◆ STATED TASK ◆
Please take the entries below from the first line through the line containing "const npshFt = [16, 16, 16.1, 16.6, 18, 21, 24.5, 29.1];" and repeat them exactly, leaving out everything after.

◆ RECORDS SHOWN ◆
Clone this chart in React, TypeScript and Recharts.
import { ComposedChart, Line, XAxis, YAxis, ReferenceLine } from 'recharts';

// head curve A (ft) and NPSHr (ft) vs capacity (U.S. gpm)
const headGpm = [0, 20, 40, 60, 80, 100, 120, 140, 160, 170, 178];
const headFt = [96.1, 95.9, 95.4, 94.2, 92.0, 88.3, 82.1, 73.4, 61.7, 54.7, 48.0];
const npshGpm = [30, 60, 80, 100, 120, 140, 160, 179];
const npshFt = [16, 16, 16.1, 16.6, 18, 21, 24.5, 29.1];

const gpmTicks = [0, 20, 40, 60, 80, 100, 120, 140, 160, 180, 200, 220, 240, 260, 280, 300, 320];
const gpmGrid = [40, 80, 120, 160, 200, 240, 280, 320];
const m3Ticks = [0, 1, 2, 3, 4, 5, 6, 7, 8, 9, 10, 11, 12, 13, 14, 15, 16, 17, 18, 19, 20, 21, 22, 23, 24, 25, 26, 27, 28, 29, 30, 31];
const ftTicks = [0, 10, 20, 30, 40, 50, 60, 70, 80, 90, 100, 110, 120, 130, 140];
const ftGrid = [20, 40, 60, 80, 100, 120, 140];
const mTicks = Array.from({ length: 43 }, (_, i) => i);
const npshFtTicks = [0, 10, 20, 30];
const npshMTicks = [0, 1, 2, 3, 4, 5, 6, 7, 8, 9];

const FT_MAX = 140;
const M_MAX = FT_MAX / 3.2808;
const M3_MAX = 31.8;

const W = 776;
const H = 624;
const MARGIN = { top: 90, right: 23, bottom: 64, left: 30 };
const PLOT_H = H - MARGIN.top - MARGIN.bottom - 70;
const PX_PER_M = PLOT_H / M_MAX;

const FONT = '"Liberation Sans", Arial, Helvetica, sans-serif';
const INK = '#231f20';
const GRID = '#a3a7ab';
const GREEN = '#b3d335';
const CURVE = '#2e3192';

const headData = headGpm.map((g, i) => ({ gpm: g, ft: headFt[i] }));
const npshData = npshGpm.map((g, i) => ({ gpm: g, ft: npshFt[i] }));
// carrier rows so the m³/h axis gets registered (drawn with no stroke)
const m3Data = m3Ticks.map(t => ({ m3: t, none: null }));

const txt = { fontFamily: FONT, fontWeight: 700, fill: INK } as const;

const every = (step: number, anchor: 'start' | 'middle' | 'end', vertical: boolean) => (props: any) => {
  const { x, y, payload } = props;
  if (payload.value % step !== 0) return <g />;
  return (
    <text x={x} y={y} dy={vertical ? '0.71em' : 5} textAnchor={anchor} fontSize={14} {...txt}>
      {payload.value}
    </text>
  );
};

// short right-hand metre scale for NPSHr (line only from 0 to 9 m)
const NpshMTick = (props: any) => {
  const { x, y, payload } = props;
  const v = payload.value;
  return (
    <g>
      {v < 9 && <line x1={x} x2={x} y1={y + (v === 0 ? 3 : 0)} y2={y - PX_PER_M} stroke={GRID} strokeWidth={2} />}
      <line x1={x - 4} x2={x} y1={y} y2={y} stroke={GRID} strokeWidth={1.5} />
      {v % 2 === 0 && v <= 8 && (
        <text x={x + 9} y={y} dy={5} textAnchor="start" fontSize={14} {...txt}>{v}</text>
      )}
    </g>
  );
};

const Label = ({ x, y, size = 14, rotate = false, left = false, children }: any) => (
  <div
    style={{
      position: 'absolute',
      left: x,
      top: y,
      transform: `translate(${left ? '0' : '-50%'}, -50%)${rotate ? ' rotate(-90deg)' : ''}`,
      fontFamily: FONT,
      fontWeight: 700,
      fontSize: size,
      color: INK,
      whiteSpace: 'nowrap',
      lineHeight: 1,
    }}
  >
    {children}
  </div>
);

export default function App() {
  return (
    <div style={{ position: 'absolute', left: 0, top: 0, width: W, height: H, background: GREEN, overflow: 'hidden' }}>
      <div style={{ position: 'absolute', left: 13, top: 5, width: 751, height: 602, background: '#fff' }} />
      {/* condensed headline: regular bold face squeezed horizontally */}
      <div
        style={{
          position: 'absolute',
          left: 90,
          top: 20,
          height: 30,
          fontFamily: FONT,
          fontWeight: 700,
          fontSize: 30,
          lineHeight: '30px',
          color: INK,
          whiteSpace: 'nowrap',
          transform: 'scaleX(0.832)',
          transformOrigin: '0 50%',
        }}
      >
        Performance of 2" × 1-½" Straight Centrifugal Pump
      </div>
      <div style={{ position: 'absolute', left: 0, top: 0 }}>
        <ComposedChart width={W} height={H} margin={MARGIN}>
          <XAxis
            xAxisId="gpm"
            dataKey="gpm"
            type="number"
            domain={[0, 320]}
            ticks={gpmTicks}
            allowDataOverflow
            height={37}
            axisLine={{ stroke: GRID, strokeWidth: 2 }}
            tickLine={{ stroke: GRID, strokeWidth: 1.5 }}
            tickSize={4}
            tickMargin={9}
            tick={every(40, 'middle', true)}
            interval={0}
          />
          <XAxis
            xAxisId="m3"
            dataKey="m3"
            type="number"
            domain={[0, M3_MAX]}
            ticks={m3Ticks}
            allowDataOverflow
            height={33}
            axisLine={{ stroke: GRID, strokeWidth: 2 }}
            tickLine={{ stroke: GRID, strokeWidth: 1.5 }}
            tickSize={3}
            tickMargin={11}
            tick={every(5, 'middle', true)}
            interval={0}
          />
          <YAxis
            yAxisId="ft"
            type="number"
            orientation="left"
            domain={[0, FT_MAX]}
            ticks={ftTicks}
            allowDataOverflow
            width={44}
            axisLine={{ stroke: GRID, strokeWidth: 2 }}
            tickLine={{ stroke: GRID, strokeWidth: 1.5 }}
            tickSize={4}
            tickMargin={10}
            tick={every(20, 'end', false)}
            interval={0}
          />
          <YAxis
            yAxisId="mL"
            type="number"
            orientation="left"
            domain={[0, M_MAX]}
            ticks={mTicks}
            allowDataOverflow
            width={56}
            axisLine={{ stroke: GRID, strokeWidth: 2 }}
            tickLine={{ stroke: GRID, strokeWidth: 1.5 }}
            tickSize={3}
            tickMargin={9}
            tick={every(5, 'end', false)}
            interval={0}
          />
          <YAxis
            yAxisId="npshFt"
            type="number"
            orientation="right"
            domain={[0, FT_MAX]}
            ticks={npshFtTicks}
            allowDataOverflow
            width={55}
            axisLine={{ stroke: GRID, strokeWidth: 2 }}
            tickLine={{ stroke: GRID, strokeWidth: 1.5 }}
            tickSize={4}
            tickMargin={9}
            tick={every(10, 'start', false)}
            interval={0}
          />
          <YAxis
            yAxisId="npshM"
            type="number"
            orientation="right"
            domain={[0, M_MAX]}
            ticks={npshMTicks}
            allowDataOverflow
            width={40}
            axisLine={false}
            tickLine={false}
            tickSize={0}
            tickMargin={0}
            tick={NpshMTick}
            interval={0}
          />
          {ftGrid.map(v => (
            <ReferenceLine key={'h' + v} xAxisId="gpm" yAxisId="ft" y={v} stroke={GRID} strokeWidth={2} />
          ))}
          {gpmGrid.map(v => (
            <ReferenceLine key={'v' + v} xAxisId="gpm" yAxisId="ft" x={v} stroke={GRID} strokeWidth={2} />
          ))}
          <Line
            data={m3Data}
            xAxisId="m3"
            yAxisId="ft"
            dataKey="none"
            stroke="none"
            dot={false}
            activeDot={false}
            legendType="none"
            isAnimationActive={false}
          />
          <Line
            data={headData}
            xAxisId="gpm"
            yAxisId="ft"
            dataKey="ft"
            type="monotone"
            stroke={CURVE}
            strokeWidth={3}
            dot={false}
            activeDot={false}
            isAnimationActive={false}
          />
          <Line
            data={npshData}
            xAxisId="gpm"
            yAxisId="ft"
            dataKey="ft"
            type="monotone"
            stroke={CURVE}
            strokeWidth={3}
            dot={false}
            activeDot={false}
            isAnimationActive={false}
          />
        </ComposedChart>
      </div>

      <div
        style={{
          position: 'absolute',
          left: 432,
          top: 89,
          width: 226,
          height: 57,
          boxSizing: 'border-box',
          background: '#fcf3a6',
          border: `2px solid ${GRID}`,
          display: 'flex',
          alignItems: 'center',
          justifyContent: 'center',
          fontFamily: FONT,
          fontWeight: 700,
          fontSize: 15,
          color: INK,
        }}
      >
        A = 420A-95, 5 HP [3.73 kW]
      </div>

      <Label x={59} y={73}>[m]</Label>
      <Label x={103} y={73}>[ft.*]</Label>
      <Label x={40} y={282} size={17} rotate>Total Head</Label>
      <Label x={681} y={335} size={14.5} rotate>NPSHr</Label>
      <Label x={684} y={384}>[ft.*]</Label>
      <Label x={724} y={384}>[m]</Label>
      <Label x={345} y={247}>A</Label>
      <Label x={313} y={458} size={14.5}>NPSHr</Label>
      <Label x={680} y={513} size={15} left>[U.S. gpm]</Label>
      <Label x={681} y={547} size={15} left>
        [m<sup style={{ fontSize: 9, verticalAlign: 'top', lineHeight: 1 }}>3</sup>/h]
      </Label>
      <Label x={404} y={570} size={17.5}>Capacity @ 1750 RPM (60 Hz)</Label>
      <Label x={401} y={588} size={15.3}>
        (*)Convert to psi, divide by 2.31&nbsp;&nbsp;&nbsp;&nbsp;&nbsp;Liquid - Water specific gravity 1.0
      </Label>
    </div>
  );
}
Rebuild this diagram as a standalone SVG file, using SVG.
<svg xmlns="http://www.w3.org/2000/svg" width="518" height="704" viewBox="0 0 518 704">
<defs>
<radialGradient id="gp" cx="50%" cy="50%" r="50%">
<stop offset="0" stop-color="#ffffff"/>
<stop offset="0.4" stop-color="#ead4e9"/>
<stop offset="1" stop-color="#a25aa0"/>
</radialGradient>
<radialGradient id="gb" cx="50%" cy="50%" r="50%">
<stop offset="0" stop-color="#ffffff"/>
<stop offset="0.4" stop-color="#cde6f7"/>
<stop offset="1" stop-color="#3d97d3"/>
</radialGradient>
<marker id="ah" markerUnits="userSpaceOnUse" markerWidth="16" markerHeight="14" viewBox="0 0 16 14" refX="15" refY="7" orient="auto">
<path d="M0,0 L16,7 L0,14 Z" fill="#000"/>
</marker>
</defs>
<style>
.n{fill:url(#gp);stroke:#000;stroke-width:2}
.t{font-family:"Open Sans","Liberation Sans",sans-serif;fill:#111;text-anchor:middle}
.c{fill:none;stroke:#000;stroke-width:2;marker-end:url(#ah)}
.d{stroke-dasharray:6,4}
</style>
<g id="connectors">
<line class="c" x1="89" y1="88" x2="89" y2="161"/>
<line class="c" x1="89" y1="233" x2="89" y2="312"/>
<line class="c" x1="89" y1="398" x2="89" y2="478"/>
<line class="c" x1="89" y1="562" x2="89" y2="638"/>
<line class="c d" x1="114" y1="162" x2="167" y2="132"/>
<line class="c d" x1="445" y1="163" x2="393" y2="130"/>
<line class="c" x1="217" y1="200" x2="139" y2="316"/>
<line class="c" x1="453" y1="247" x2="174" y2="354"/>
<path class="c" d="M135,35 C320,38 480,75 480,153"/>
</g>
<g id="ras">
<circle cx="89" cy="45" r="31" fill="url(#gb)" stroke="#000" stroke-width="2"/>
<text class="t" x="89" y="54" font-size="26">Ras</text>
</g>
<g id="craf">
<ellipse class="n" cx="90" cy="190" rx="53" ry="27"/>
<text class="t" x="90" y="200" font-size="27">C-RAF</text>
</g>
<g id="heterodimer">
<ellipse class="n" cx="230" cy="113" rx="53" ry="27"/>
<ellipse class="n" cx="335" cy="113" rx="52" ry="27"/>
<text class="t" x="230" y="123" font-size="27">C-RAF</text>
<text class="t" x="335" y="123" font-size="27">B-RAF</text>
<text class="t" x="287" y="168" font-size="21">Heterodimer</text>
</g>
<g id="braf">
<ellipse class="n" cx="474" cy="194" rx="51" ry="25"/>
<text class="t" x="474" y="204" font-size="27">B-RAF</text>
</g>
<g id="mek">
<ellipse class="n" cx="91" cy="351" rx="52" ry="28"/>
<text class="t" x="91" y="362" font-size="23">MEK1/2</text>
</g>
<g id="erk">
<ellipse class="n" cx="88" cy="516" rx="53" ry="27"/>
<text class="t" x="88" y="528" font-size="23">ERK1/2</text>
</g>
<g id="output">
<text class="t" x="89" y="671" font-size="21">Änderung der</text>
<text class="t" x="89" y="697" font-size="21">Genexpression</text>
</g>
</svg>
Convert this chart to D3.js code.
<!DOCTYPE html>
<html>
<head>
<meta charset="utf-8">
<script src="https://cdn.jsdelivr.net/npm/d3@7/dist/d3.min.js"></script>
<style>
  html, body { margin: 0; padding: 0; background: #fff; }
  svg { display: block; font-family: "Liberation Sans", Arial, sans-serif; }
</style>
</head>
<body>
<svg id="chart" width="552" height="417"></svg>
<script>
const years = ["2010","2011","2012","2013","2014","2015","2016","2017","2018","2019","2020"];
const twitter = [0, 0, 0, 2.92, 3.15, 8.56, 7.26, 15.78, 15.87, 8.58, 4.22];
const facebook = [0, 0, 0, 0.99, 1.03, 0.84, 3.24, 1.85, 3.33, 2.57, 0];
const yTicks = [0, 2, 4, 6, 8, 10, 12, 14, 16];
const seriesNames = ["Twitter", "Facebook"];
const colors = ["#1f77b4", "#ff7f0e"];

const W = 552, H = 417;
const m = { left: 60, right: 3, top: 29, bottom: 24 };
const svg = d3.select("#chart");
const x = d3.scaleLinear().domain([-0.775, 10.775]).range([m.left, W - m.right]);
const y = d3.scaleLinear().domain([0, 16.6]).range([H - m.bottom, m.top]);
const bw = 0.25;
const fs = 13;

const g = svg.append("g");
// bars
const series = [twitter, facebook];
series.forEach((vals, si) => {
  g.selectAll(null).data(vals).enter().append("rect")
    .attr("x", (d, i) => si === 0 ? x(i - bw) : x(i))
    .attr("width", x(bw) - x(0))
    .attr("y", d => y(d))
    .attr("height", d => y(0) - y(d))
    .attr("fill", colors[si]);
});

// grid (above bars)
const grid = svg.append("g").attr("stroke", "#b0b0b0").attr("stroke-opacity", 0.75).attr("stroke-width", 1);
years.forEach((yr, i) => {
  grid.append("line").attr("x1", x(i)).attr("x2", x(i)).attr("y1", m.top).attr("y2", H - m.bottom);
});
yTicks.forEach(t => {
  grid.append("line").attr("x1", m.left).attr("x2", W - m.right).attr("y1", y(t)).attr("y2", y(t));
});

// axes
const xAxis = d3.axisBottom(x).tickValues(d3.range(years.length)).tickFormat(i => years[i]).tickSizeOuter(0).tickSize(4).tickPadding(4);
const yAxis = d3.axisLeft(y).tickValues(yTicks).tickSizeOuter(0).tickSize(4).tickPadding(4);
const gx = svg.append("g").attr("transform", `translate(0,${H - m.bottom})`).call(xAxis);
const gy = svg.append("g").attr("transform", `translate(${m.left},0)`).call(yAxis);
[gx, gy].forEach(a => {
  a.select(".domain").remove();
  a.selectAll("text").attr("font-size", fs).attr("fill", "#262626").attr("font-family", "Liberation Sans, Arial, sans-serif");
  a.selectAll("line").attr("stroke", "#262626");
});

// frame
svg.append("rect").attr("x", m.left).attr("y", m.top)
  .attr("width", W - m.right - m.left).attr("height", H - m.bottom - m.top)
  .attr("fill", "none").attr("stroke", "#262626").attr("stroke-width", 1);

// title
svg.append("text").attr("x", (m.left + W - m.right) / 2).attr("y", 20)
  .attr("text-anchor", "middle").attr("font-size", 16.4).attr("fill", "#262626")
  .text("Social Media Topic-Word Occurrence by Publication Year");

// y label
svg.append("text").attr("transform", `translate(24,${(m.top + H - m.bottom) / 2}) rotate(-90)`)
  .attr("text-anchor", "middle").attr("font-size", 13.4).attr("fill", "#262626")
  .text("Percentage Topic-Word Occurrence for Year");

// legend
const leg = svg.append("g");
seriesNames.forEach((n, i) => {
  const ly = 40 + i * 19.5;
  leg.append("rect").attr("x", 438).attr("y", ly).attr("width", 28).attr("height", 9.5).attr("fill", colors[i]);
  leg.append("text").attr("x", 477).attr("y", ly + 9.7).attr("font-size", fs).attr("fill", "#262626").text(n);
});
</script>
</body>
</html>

◆ RESPONSE TO THIS TASK ◆
Clone this chart in React, TypeScript and Recharts.
import { ComposedChart, Line, XAxis, YAxis, ReferenceLine } from 'recharts';

// head curve A (ft) and NPSHr (ft) vs capacity (U.S. gpm)
const headGpm = [0, 20, 40, 60, 80, 100, 120, 140, 160, 170, 178];
const headFt = [96.1, 95.9, 95.4, 94.2, 92.0, 88.3, 82.1, 73.4, 61.7, 54.7, 48.0];
const npshGpm = [30, 60, 80, 100, 120, 140, 160, 179];
const npshFt = [16, 16, 16.1, 16.6, 18, 21, 24.5, 29.1];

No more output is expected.